Ce travail vidéo a été réalisé dans le cadre de deux résidences au CARMA à Mana (Guyane française) en 2017 et 2018. Le travail a été réalisé à destination de l’exposition du CARMA “Entre 2 Mondes”. Le propos de cette exposition était de réenvisager la rencontre entre navigateurs européens et populations amérindiennes après la découverte des Amériques. J’ai cherché à interroger les enjeux différents de la ligne dans le dessin amérindien kali’na et le dessin cartographique ou scientifique (botanique) européen. Le montage a été finalisé en 2020. 

 

Pour ce projet, j’ai voulu avoir une maîtrise de totale de mon sujet. La question de savoir comment dire ce que je voulais dire s’est rapidement imposée à moi. Je souhaitais porter mes réflexions par les images, mais c’est déjà oublier que les images elles aussi parlent. Tout le travail de montage a consisté à articuler ces différents éléments dont se compose le film. Et cela, afin de ne pas être dans une simple illustration discursive, mais de proposer également une exploration plastique. J’ai cherché à expliciter de manière intelligible cette rencontre civilisationnelle entre Amérindiens et Européens et donner à sentir l’écart des systèmes graphiques et perceptifs de ces peuples. J’ai donc opté pour des segments plutôt illustratifs et réservé mes recherches formelles à de plus petites séquences, afin de préserver la subtilité du discours dans l’alternance entre intelligible et sensible. 

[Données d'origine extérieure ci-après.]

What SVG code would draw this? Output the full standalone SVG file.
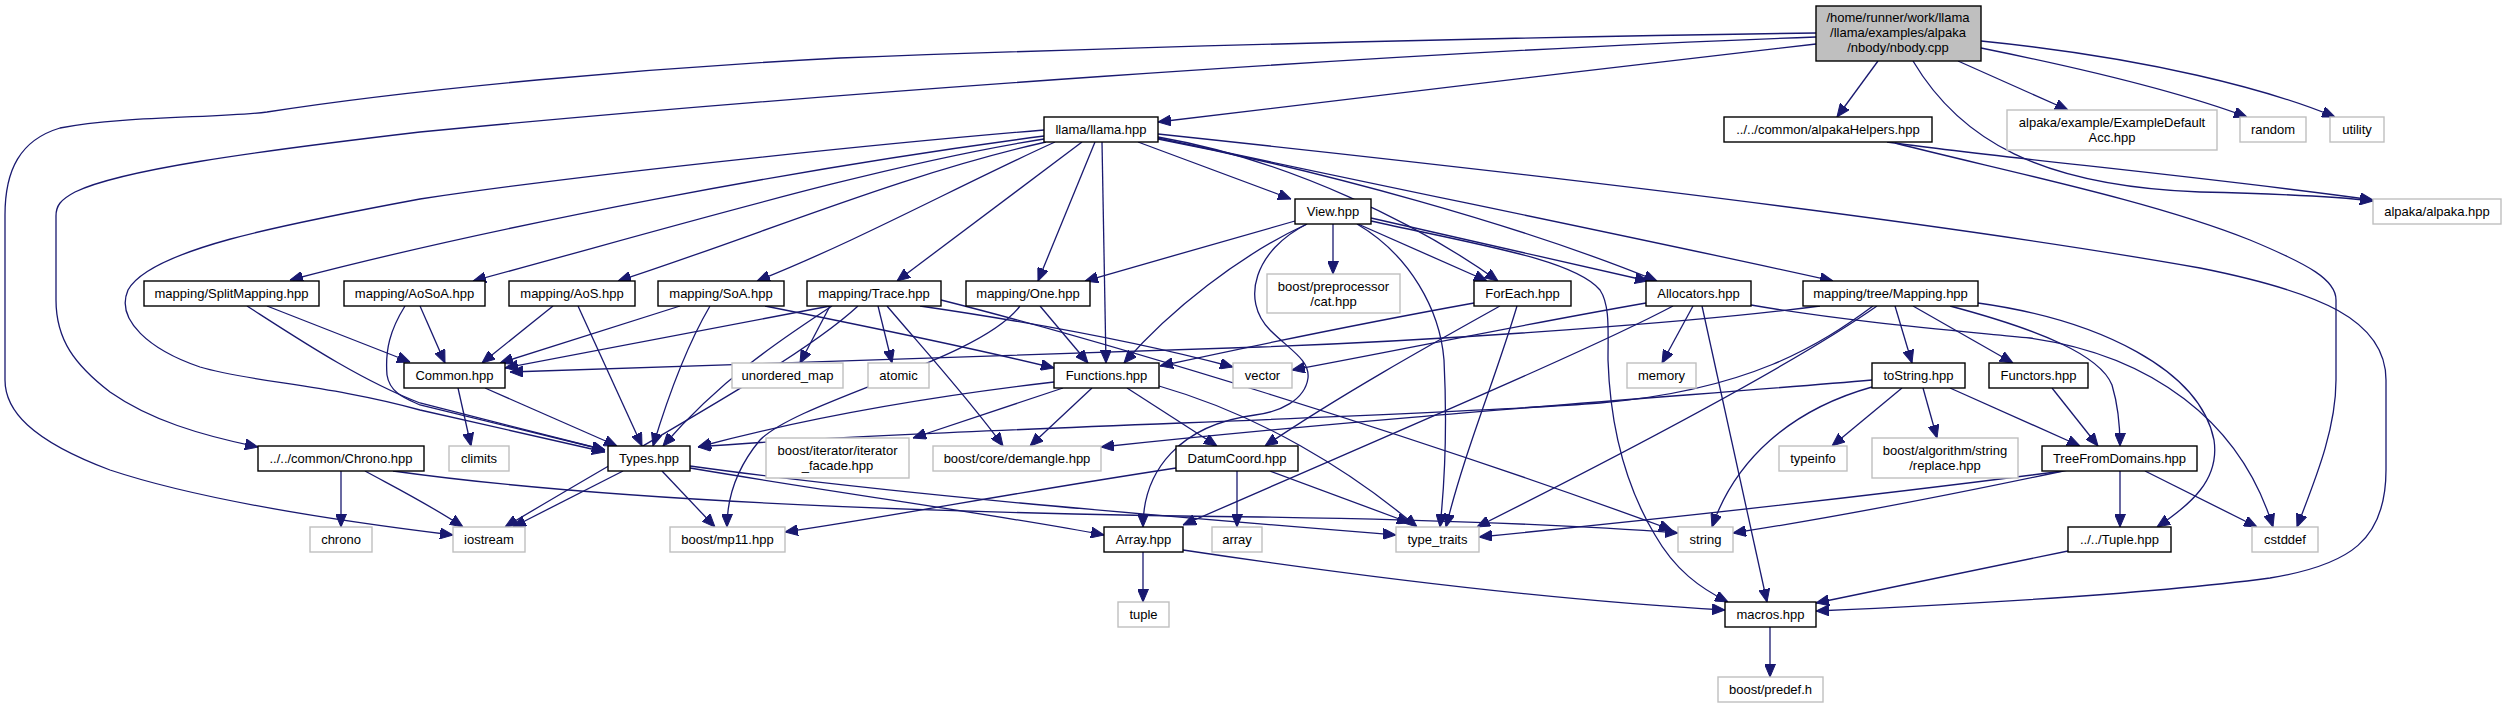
<svg xmlns="http://www.w3.org/2000/svg" width="2506" height="708" viewBox="0 0 2506 708">
<defs>
<marker id="a" markerWidth="13" markerHeight="11" refX="13" refY="5.5" orient="auto" markerUnits="userSpaceOnUse"><path d="M0,0 L13,5.5 L0,11 z" fill="#191970" stroke="#191970" stroke-width="1"/></marker>
</defs>
<style>
.n rect{fill:#fff;stroke:#000;stroke-width:1.4}
.g rect{fill:#fff;stroke:#bfbfbf;stroke-width:1.4}
.r rect{fill:#bfbfbf;stroke:#000;stroke-width:1.4}
text{font-family:"Liberation Sans",Arial,sans-serif;font-size:13px;fill:#000;text-anchor:middle}
#edges path{fill:none;stroke:#191970;stroke-width:1.3;marker-end:url(#a)}
</style>
<rect width="2506" height="708" fill="#fff"/>
<g id="edges">
<path d="M1816,44 C1600,68 1350,100 1158,122"/>
<path d="M1816,37 C1400,52 800,95 420,132 C250,152 120,170 75,192 C60,200 56,206 56,216 L56,300 C56,340 75,365 110,392 C150,420 200,435 258,447"/>
<path d="M1816,33 C1500,37 1100,48 840,58 C650,68 420,88 267,112 C220,118 120,116 60,128 C20,140 5,170 5,215 L5,380 C5,410 30,440 110,470 C200,500 330,520 453,535"/>
<path d="M1981,48 C2080,68 2180,92 2247,117"/>
<path d="M1981,41 C2150,58 2270,90 2335,117"/>
<path d="M1878,61 L1837,117"/>
<path d="M1958,61 L2068,110"/>
<path d="M1913,61 C1960,140 2040,186 2200,192 C2290,194 2340,197 2373,201"/>
<path d="M1887,142 C2000,158 2200,176 2373,200"/>
<path d="M1895,143 C2000,170 2150,200 2250,240 C2310,265 2336,280 2336,300 L2336,380 C2336,430 2315,480 2297,527"/>
<path d="M1044,130 C900,142 600,172 420,199 C280,225 150,250 128,290 C115,320 150,350 200,367 C250,382 330,385 420,410 L605,452"/>
<path d="M1044,136 C800,168 500,225 290,280"/>
<path d="M1044,139 C880,165 680,225 473,281"/>
<path d="M1046,142 C900,175 760,235 618,281"/>
<path d="M1055,142 C960,185 860,240 757,281"/>
<path d="M1082,142 L897,281"/>
<path d="M1095,142 L1038,281"/>
<path d="M1102,142 L1106,363"/>
<path d="M1138,142 L1291,199"/>
<path d="M1158,137 C1290,160 1420,225 1498,281"/>
<path d="M1158,139 C1320,170 1520,225 1657,281"/>
<path d="M1158,138 C1400,190 1650,240 1833,281"/>
<path d="M1158,134 C1450,165 1900,215 2200,268 C2320,292 2386,320 2386,380 L2386,470 C2386,540 2350,565 2270,578 C2150,594 1950,605 1816,611"/>
<path d="M1333,224 L1333,274"/>
<path d="M1295,221 L1085,281"/>
<path d="M1307,224 C1240,255 1170,310 1124,363"/>
<path d="M1358,224 L1487,281"/>
<path d="M1371,218 L1648,281"/>
<path d="M1371,221 C1480,245 1575,260 1600,290 C1610,305 1608,330 1608,360 C1610,420 1622,480 1655,535 C1675,570 1700,588 1728,602"/>
<path d="M1357,224 C1410,255 1440,310 1444,360 C1447,420 1445,480 1440,527"/>
<path d="M1307,224 C1255,250 1240,300 1270,330 C1290,350 1310,360 1308,378 C1305,400 1280,412 1255,415 C1180,425 1143,470 1143,527"/>
<path d="M1474,303 C1380,320 1280,340 1160,366"/>
<path d="M1500,306 C1430,345 1340,395 1265,446"/>
<path d="M1517,306 C1495,380 1465,450 1446,527"/>
<path d="M1646,303 C1520,325 1400,350 1292,370"/>
<path d="M1693,306 L1662,363"/>
<path d="M1702,306 L1767,602"/>
<path d="M1673,306 C1590,350 1400,430 1183,525"/>
<path d="M1751,305 C1850,322 1950,330 2030,338 C2150,355 2240,420 2273,527"/>
<path d="M1820,306 C1700,322 1450,340 1260,347 L510,372"/>
<path d="M1873,306 C1820,345 1750,390 1600,403 C1400,418 900,430 698,447"/>
<path d="M1877,306 C1800,360 1650,440 1477,527"/>
<path d="M1895,306 L1912,363"/>
<path d="M1913,306 L2013,363"/>
<path d="M1950,306 C2040,330 2100,355 2112,385 C2118,405 2120,425 2120,446"/>
<path d="M1978,303 C2100,320 2200,370 2214,440 C2220,480 2190,505 2157,527"/>
<path d="M1902,388 L1832,446"/>
<path d="M1923,388 L1937,438"/>
<path d="M1950,388 L2080,446"/>
<path d="M1872,387 C1790,410 1735,460 1712,527"/>
<path d="M1872,380 C1700,395 1400,415 1101,447"/>
<path d="M2052,388 L2098,446"/>
<path d="M2120,471 L2120,527"/>
<path d="M2145,471 L2257,527"/>
<path d="M2068,470 C1950,495 1850,515 1733,533"/>
<path d="M2063,471 C1800,505 1600,525 1479,537"/>
<path d="M2068,551 L1816,603"/>
<path d="M623,471 L513,527"/>
<path d="M662,471 L715,527"/>
<path d="M690,468 C850,495 1000,515 1104,535"/>
<path d="M690,466 C900,495 1150,515 1396,535"/>
<path d="M393,471 C600,500 900,513 1260,517 C1450,520 1600,527 1678,533"/>
<path d="M341,471 L341,527"/>
<path d="M365,471 C400,490 430,505 463,527"/>
<path d="M1237,471 L1237,527"/>
<path d="M1176,468 C1000,495 900,515 785,532"/>
<path d="M1270,471 L1410,523"/>
<path d="M1143,552 L1143,602"/>
<path d="M1183,550 C1350,575 1550,600 1725,610"/>
<path d="M1770,627 L1770,677"/>
<path d="M458,388 L471,446"/>
<path d="M485,388 L617,446"/>
<path d="M267,306 L410,362"/>
<path d="M247,306 C300,340 360,380 420,403 L605,450"/>
<path d="M420,306 L445,363"/>
<path d="M405,306 C390,330 385,350 387,375 C390,395 410,400 420,405 L605,450"/>
<path d="M553,306 L482,363"/>
<path d="M578,306 L642,446"/>
<path d="M680,306 L500,363"/>
<path d="M710,306 C690,340 670,390 653,446"/>
<path d="M765,306 C860,325 960,345 1054,368"/>
<path d="M830,306 L505,368"/>
<path d="M832,306 C780,340 720,380 663,446"/>
<path d="M858,306 C800,360 650,440 505,527"/>
<path d="M830,306 L800,363"/>
<path d="M878,306 L892,363"/>
<path d="M887,306 C920,345 970,400 1003,446"/>
<path d="M920,306 C1050,325 1150,345 1233,367"/>
<path d="M941,300 C1100,340 1400,430 1672,530"/>
<path d="M1040,306 L1088,363"/>
<path d="M1020,306 C980,360 800,400 760,440 C735,470 727,500 727,527"/>
<path d="M1054,382 C900,400 780,425 698,447"/>
<path d="M1063,388 L913,438"/>
<path d="M1092,388 L1030,446"/>
<path d="M1127,388 L1217,446"/>
<path d="M1159,386 C1260,415 1350,470 1417,527"/>
</g>
<g id="nbody" class="r"><rect x="1816" y="6" width="165" height="55"/><text x="1898" y="22">/home/runner/work/llama</text><text x="1898" y="37">/llama/examples/alpaka</text><text x="1898" y="52">/nbody/nbody.cpp</text></g>
<g id="llama" class="n"><rect x="1044" y="117" width="114" height="25"/><text x="1101" y="134">llama/llama.hpp</text></g>
<g id="alpakaHelpers" class="n"><rect x="1724" y="117" width="208" height="25"/><text x="1828" y="134">../../common/alpakaHelpers.hpp</text></g>
<g id="exampleAcc" class="g"><rect x="2007" y="110" width="210" height="40"/><text x="2112" y="126.5">alpaka/example/ExampleDefault</text><text x="2112" y="141.5">Acc.hpp</text></g>
<g id="random" class="g"><rect x="2240" y="117" width="66" height="25"/><text x="2273" y="134">random</text></g>
<g id="utility" class="g"><rect x="2330" y="117" width="54" height="25"/><text x="2357" y="134">utility</text></g>
<g id="alpaka" class="g"><rect x="2373" y="199" width="128" height="25"/><text x="2437" y="216">alpaka/alpaka.hpp</text></g>
<g id="view" class="n"><rect x="1295" y="199" width="76" height="25"/><text x="1333" y="216">View.hpp</text></g>
<g id="cat" class="g"><rect x="1267" y="274" width="133" height="39"/><text x="1333.5" y="290.5">boost/preprocessor</text><text x="1333.5" y="305.5">/cat.hpp</text></g>
<g id="foreach" class="n"><rect x="1474" y="281" width="97" height="25"/><text x="1522.5" y="298">ForEach.hpp</text></g>
<g id="allocators" class="n"><rect x="1646" y="281" width="105" height="25"/><text x="1698.5" y="298">Allocators.hpp</text></g>
<g id="treeMapping" class="n"><rect x="1803" y="281" width="175" height="25"/><text x="1890.5" y="298">mapping/tree/Mapping.hpp</text></g>
<g id="split" class="n"><rect x="144" y="281" width="175" height="25"/><text x="231.5" y="298">mapping/SplitMapping.hpp</text></g>
<g id="aosoa" class="n"><rect x="344" y="281" width="141" height="25"/><text x="414.5" y="298">mapping/AoSoA.hpp</text></g>
<g id="aos" class="n"><rect x="509" y="281" width="126" height="25"/><text x="572" y="298">mapping/AoS.hpp</text></g>
<g id="soa" class="n"><rect x="658" y="281" width="126" height="25"/><text x="721" y="298">mapping/SoA.hpp</text></g>
<g id="trace" class="n"><rect x="807" y="281" width="134" height="25"/><text x="874" y="298">mapping/Trace.hpp</text></g>
<g id="one" class="n"><rect x="966" y="281" width="124" height="25"/><text x="1028" y="298">mapping/One.hpp</text></g>
<g id="common" class="n"><rect x="404" y="363" width="101" height="25"/><text x="454.5" y="380">Common.hpp</text></g>
<g id="umap" class="g"><rect x="732" y="363" width="111" height="25"/><text x="787.5" y="380">unordered_map</text></g>
<g id="atomic" class="g"><rect x="868" y="363" width="61" height="25"/><text x="898.5" y="380">atomic</text></g>
<g id="functions" class="n"><rect x="1054" y="363" width="105" height="25"/><text x="1106.5" y="380">Functions.hpp</text></g>
<g id="vector" class="g"><rect x="1233" y="363" width="59" height="25"/><text x="1262.5" y="380">vector</text></g>
<g id="memory" class="g"><rect x="1627" y="363" width="69" height="25"/><text x="1661.5" y="380">memory</text></g>
<g id="toString" class="n"><rect x="1872" y="363" width="93" height="25"/><text x="1918.5" y="380">toString.hpp</text></g>
<g id="functors" class="n"><rect x="1989" y="363" width="99" height="25"/><text x="2038.5" y="380">Functors.hpp</text></g>
<g id="climits" class="g"><rect x="449" y="446" width="60" height="25"/><text x="479" y="463">climits</text></g>
<g id="types" class="n"><rect x="608" y="446" width="82" height="25"/><text x="649" y="463">Types.hpp</text></g>
<g id="iterator" class="g"><rect x="766" y="438" width="143" height="40"/><text x="837.5" y="454.5">boost/iterator/iterator</text><text x="837.5" y="469.5">_facade.hpp</text></g>
<g id="demangle" class="g"><rect x="933" y="446" width="168" height="25"/><text x="1017" y="463">boost/core/demangle.hpp</text></g>
<g id="datumCoord" class="n"><rect x="1176" y="446" width="122" height="25"/><text x="1237" y="463">DatumCoord.hpp</text></g>
<g id="typeinfo" class="g"><rect x="1779" y="446" width="68" height="25"/><text x="1813" y="463">typeinfo</text></g>
<g id="replace" class="g"><rect x="1872" y="438" width="146" height="40"/><text x="1945" y="454.5">boost/algorithm/string</text><text x="1945" y="469.5">/replace.hpp</text></g>
<g id="treeFromDomains" class="n"><rect x="2042" y="446" width="155" height="25"/><text x="2119.5" y="463">TreeFromDomains.hpp</text></g>
<g id="chronoHpp" class="n"><rect x="258" y="446" width="166" height="25"/><text x="341" y="463">../../common/Chrono.hpp</text></g>
<g id="chrono" class="g"><rect x="310" y="527" width="62" height="25"/><text x="341" y="544">chrono</text></g>
<g id="iostream" class="g"><rect x="453" y="527" width="72" height="25"/><text x="489" y="544">iostream</text></g>
<g id="mp11" class="g"><rect x="670" y="527" width="115" height="25"/><text x="727.5" y="544">boost/mp11.hpp</text></g>
<g id="arrayHpp" class="n"><rect x="1104" y="527" width="79" height="25"/><text x="1143.5" y="544">Array.hpp</text></g>
<g id="array" class="g"><rect x="1212" y="527" width="50" height="25"/><text x="1237" y="544">array</text></g>
<g id="typeTraits" class="g"><rect x="1396" y="527" width="83" height="25"/><text x="1437.5" y="544">type_traits</text></g>
<g id="string" class="g"><rect x="1678" y="527" width="55" height="25"/><text x="1705.5" y="544">string</text></g>
<g id="tupleHpp" class="n"><rect x="2068" y="527" width="103" height="25"/><text x="2119.5" y="544">../../Tuple.hpp</text></g>
<g id="cstddef" class="g"><rect x="2252" y="527" width="66" height="25"/><text x="2285" y="544">cstddef</text></g>
<g id="macros" class="n"><rect x="1725" y="602" width="91" height="25"/><text x="1770.5" y="619">macros.hpp</text></g>
<g id="predef" class="g"><rect x="1718" y="677" width="105" height="25"/><text x="1770.5" y="694">boost/predef.h</text></g>
<g id="tuple" class="g"><rect x="1118" y="602" width="51" height="25"/><text x="1143.5" y="619">tuple</text></g>
</svg>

Cela m’a conduit à stratifier ma vidéo par couche. Il y a d’abord ce mouvement qui part de la rencontre entre les Amérindiens et les occidentaux, et s’en vient questionner le moi et le sujet percevant. Mais il y a aussi un second mouvement, dont l’origine est la couche superficielle du modèle occidental, concentré sur la représentation mimétique du monde (par le contour, à des fins de prélèvement, de classification, et de hiérarchisation), qui vient s’opposer à l’intériorité des Amérindiens, cherchant à exprimer la mémoire profonde de l’être à travers une intensité kinesthésique de l’existence par le corps, à travers la danse et la marche notamment. C’est donc de ces mouvements opposés (entre Europe et Amérique, extérieur et intérieur) et de cette structure en couche, que prend forme Voyages dans nos Indes intérieures.

FCDEP

Comment a évolué votre travail par rapport à votre précédent projet La Géopolitique de l’oubli ?

Daphné Nan le Sergent

Que se soit dans La Géopolitique de l’oubli ou dans Voyages dans nos Indes intérieures la question de la dissociation y est omniprésente, bien qu’elle s’y retrouve de différemment. Je n’ai pas utilisé de splitscreen dans ce film comme j’avais pu le faire dans La Géopolitique de l’oubli ou encore Paysage Liminaire. Dans Voyages dans non Indes intérieures la dissociation se fond dans le sujet et ce qui est donné à voir, elle passe davantage par le discours, dans la dichotomie entre le chant indigène et les réflexions théoriques silencieuses qui apparaissent en sous-titre ; mais aussi dans cette opposition entre amérindiens et occidentaux. Cette récurrence est peut-être ce qui fait style chez moi.